By McKensie Shiner
Taking things personally can be an easy and addicting mindset to fall into. Generally, everyone has done so at least once in their lifetime.
Taking things personally can be easy if you are mistreated or disrespected. Your first thought may often be what did I do wrong or what is wrong with me?
However, most times, it’s not actually you that’s at fault here. It’s easy to tell someone to not take things personally, but to actually not is another story.
It’s only normal to feel emotional when someone raises their voice at you or says something unkind, but with a little work and reassurance to your mind, you can turn your thinking around and better be able to handle these situations.

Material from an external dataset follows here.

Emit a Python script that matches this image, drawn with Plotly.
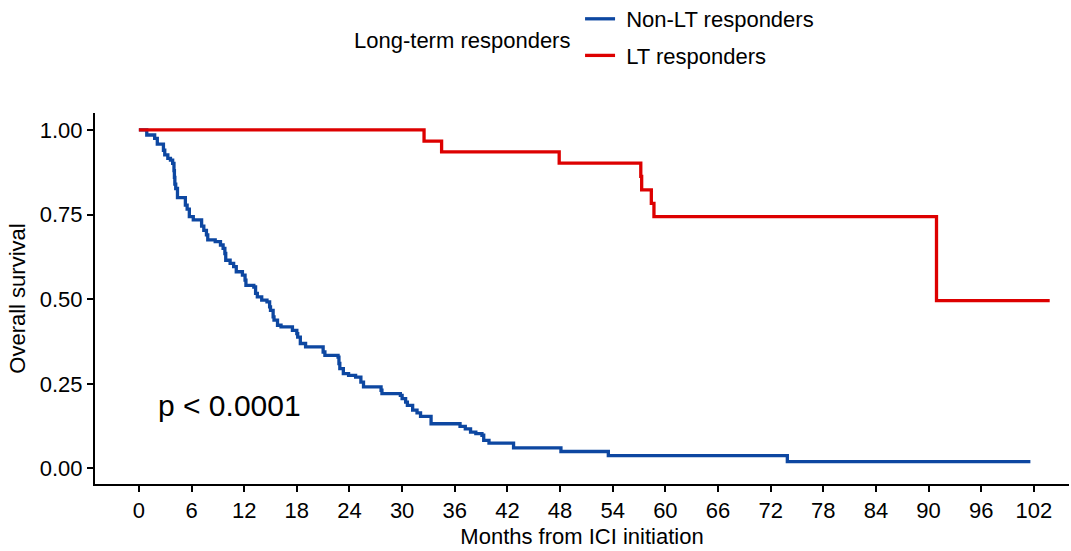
import plotly.graph_objects as go

# Kaplan-Meier step data
blue_time = [0, 0.9, 1.8, 2.1, 2.8, 2.95, 3.3, 3.6, 3.85, 4.0, 4.05, 4.1, 4.2, 4.4,
             5.3, 5.5, 5.75, 6.2, 7.15, 7.4, 7.7, 7.85, 8.7, 9.3, 9.6, 9.8, 9.9,
             10.4, 10.8, 11.1, 11.8, 12.1, 12.2, 13.1, 13.3, 13.5, 14.0, 14.6, 14.9,
             15.0, 15.3, 15.4, 15.8, 16.2, 17.5, 18.0, 18.1, 18.4, 19.0, 21.0, 21.2,
             22.7, 22.8, 22.9, 23.3, 23.9, 24.7, 25.3, 25.6, 27.6, 27.7, 29.8, 30.0,
             30.4, 30.6, 31.2, 31.7, 32.1, 33.3, 36.6, 37.2, 37.8, 38.4, 39.1, 39.3,
             39.9, 42.7, 48.1, 53.5, 73.9, 101.6]
blue_surv = [1.0, 0.985, 0.975, 0.958, 0.94, 0.926, 0.916, 0.911, 0.901, 0.88, 0.86, 0.84, 0.827, 0.80,
             0.778, 0.766, 0.744, 0.734, 0.716, 0.703, 0.69, 0.675, 0.67, 0.66, 0.65, 0.635, 0.615,
             0.606, 0.596, 0.581, 0.571, 0.556, 0.541, 0.536, 0.517, 0.507, 0.497, 0.492, 0.477,
             0.467, 0.448, 0.438, 0.423, 0.418, 0.408, 0.398, 0.388, 0.369, 0.359, 0.344, 0.334,
             0.329, 0.31, 0.295, 0.28, 0.275, 0.27, 0.255, 0.241, 0.231, 0.221, 0.216, 0.206,
             0.196, 0.186, 0.172, 0.164, 0.154, 0.132, 0.124, 0.117, 0.107, 0.103, 0.098, 0.083,
             0.075, 0.061, 0.050, 0.038, 0.020, 0.020]

red_time = [0, 32.5, 34.5, 47.9, 57.2, 57.3, 58.4, 58.7, 90.9, 103.8]
red_surv = [1.0, 0.967, 0.935, 0.902, 0.863, 0.823, 0.783, 0.744, 0.496, 0.496]

x_ticks = list(range(0, 103, 6))
y_ticks = [0.0, 0.25, 0.5, 0.75, 1.0]
y_tick_labels = ["0.00", "0.25", "0.50", "0.75", "1.00"]

FONT = "Liberation Sans, Arial, sans-serif"
BLUE = "#0D47A1"
RED = "#DD0000"

fig = go.Figure()
fig.add_trace(go.Scatter(x=blue_time, y=blue_surv, mode="lines", line_shape="hv",
                         line=dict(color=BLUE, width=3.3), name="\u00a0Non-LT responders",
                         legendgroup="a"))
fig.add_trace(go.Scatter(x=red_time, y=red_surv, mode="lines", line_shape="hv",
                         line=dict(color=RED, width=3.3), name="\u00a0LT responders",
                         legendgroup="b"))

fig.update_layout(
    width=1071, height=551,
    margin=dict(l=95, r=2, t=113, b=67, autoexpand=False),
    plot_bgcolor="white", paper_bgcolor="white",
    font=dict(family=FONT, size=22, color="black"),
    showlegend=True,
    legend=dict(xref="paper", yref="paper", x=0.498, y=(484 + 2) / 371,
                xanchor="left", yanchor="top", tracegroupgap=5,
                font=dict(size=22, color="black"), bgcolor="rgba(0,0,0,0)"),
    xaxis=dict(range=[-5.0, 106.0], tickvals=x_ticks, showline=True, linecolor="black",
               linewidth=2, ticks="outside", ticklen=6, tickwidth=2, tickcolor="black",
               showgrid=False, zeroline=False, tickangle=0,
               tickfont=dict(size=22, color="black"),
               title=dict(text="Months from ICI initiation", font=dict(size=22), standoff=6)),
    yaxis=dict(range=[-0.046, 1.05], tickvals=y_ticks, ticktext=y_tick_labels, showline=True,
               linecolor="black", linewidth=2, ticks="outside", ticklen=6, tickwidth=2,
               tickcolor="black", showgrid=False, zeroline=False,
               tickfont=dict(size=22, color="black"),
               title=dict(text="Overall survival", font=dict(size=22), standoff=8)),
)

fig.add_annotation(text="Long-term responders", xref="paper", yref="paper",
                   x=(462 - 95) / 974, y=(484 - 40) / 371,
                   xanchor="center", yanchor="middle",
                   showarrow=False, font=dict(size=22, color="black"))
fig.add_annotation(text="p < 0.0001", xref="x", yref="y", x=2.0, y=0.186,
                   xanchor="left", yanchor="middle", showarrow=False,
                   font=dict(size=30, color="black"))

fig.write_html("out.html")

Here are a few things to work on that may help you stop taking things personally:
It’s a common thought to wonder what others think of you every day. Your mind can race with what-ifs if you live to please others, though. From the outfit you wear out with your friends to the food you choose to eat on a date, neither of these leaves room for comment from someone else.

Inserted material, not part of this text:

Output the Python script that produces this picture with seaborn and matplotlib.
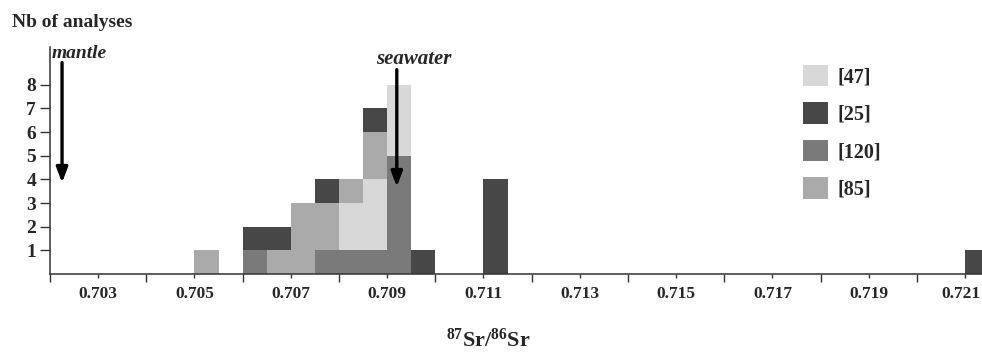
import pandas as pd
import matplotlib.pyplot as plt
import matplotlib.transforms as mtransforms
import numpy as np
import seaborn as sns
from matplotlib.patches import Patch

# left edge of each 0.0005 bin and the number of analyses per group
bin_left = [0.7050, 0.7060, 0.7065, 0.7070, 0.7075, 0.7080, 0.7085, 0.7090, 0.7095, 0.7110, 0.7210]
n47 = [0, 0, 0, 0, 0, 2, 3, 3, 0, 0, 0]
n25 = [0, 1, 1, 0, 1, 0, 1, 0, 1, 4, 1]
n120 = [0, 1, 0, 0, 1, 1, 1, 5, 0, 0, 0]
n85 = [1, 0, 1, 3, 2, 1, 2, 0, 0, 0, 0]

groups = ['[47]', '[25]', '[120]', '[85]']
colors = {'[47]': '#d8d8d8', '[25]': '#474747', '[120]': '#7a7a7a', '[85]': '#aaaaaa'}
ticks_lab = ['0.703', '0.705', '0.707', '0.709', '0.711', '0.713', '0.715', '0.717', '0.719', '0.721']

rows = []
for g, counts in zip(groups, [n47, n25, n120, n85]):
    for x, n in zip(bin_left, counts):
        if n > 0:
            rows.append({'sr': x + 0.00025, 'group': g, 'n': n})
df = pd.DataFrame(rows)

sns.set_style('ticks')
plt.rcParams['font.family'] = ['Liberation Serif', 'DejaVu Serif']
plt.rcParams['font.weight'] = 'bold'
plt.rcParams['mathtext.fontset'] = 'custom'
plt.rcParams['mathtext.rm'] = 'Liberation Serif:bold'
plt.rcParams['mathtext.it'] = 'Liberation Serif:italic:bold'

fig = plt.figure(figsize=(9.82, 3.52), dpi=100)
ax = fig.add_axes([50 / 982, 78 / 352, 932 / 982, 227 / 352])

# first hue level ends up on top of the stack
sns.histplot(data=df, x='sr', hue='group', weights='n', binwidth=0.0005,
             binrange=(0.702, 0.722), multiple='stack',
             hue_order=['[25]', '[85]', '[47]', '[120]'],
             palette=colors, alpha=1, linewidth=0,
             legend=False, ax=ax)

ax.set_xlim(0.702, 0.72135)
ax.set_ylim(0, 9.6)
ax.set_xlabel('')
ax.set_ylabel('')
ax.set_xticks([float(t) for t in ticks_lab])
ax.set_xticklabels(ticks_lab)
ax.set_xticks(np.linspace(0.702, 0.720, 10), minor=True)
ax.set_yticks(range(1, 9))
ax.tick_params(axis='x', which='major', length=3, width=1, pad=6, labelsize=12.5, color='#333333')
ax.tick_params(axis='x', which='minor', length=6, width=1, color='#333333')
ax.tick_params(axis='y', length=7, width=1, pad=3, labelsize=14, color='#333333')
for lab in ax.get_xticklabels() + ax.get_yticklabels():
    lab.set_fontweight('bold')
# keep the last label inside the picture
last = ax.get_xticklabels()[-1]
last.set_transform(last.get_transform() + mtransforms.ScaledTranslation(-4 / 100, 0, fig.dpi_scale_trans))
sns.despine(ax=ax)
for s in ['left', 'bottom']:
    ax.spines[s].set_color('#333333')
    ax.spines[s].set_linewidth(1.1)

# reference arrows
arrow = dict(arrowstyle='-|>,head_length=0.45,head_width=0.17', lw=2.4,
             color='black', mutation_scale=20, shrinkA=0, shrinkB=0)
ax.annotate('', xy=(0.70225, 3.86), xytext=(0.70225, 8.94), arrowprops=arrow)
ax.annotate('', xy=(0.7092, 3.69), xytext=(0.7092, 8.64), arrowprops=arrow)
ax.text(0.70204, 9.15, 'mantle', style='italic', fontweight='bold', fontsize=14,
        ha='left', va='baseline')
ax.text(0.70955, 8.86, 'seawater', style='italic', fontweight='bold', fontsize=15,
        ha='center', va='baseline')

fig.text(12 / 982, 1 - 27 / 352, 'Nb of analyses', fontsize=14, fontweight='bold',
         ha='left', va='baseline')
fig.text(488 / 982, 1 - 347 / 352, r'$\mathrm{^{87}Sr/^{86}Sr}$', fontsize=16,
         ha='center', va='baseline')

handles = [Patch(facecolor=colors[g], edgecolor='none') for g in groups]
fig.legend(handles, groups, loc='upper left', bbox_to_anchor=(803 / 982, 1 - 65 / 352),
           frameon=False, borderpad=0, borderaxespad=0, handlelength=1.24,
           handleheight=1.24, handletextpad=0.45, labelspacing=0.75,
           prop={'family': 'Liberation Serif', 'weight': 'bold', 'size': 14.5})

fig.savefig('out.png', dpi=100)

At the end of the day, your life is your life. If someone doesn’t like the top you wear out or judges you for a meal you order, that’s their own insecurity creeping up on them, not yours. Live your life how you choose and don’t worry what everyone else has to say.
2. Work on your confidence
Though it’s easier said than done, one reason we take things personally is due to confidence. If you tend to point out your flaws to yourself every day, and someone else comments on them, you’re only going to feel more reassured about what’s bothering you.
By working on your flaws and learning to accept them, you are drastically improving your confidence and your ability to brush things off that happen to you. After all, it’s your body, and you only get one, so you have to learn to love it.
3. Don’t join the game
The worst thing you can do in this situation is to fire back at someone who attacks you. It may seem like it will make you feel better in the moment, but by disrespecting someone who just hurt your feelings, you’re at their level now, and that’s somewhere you don’t want to be.
Instead, ignore them, delete their message, block them, and move on. The best thing you can do is just give them no response and close them off to you.
4. Don’t jump to conclusions
As mentioned earlier, it’s very common to assume something is wrong with you when someone says or does something hurtful to you. It’s easier to ask yourself what you did wrong than to think logically and understand why the other person did it.
Most times, we’ll never actually know why people do the things they do. For that reason, it’s always easier for us to learn to not take things personally than to try and piece together the puzzle of someone else’s actions.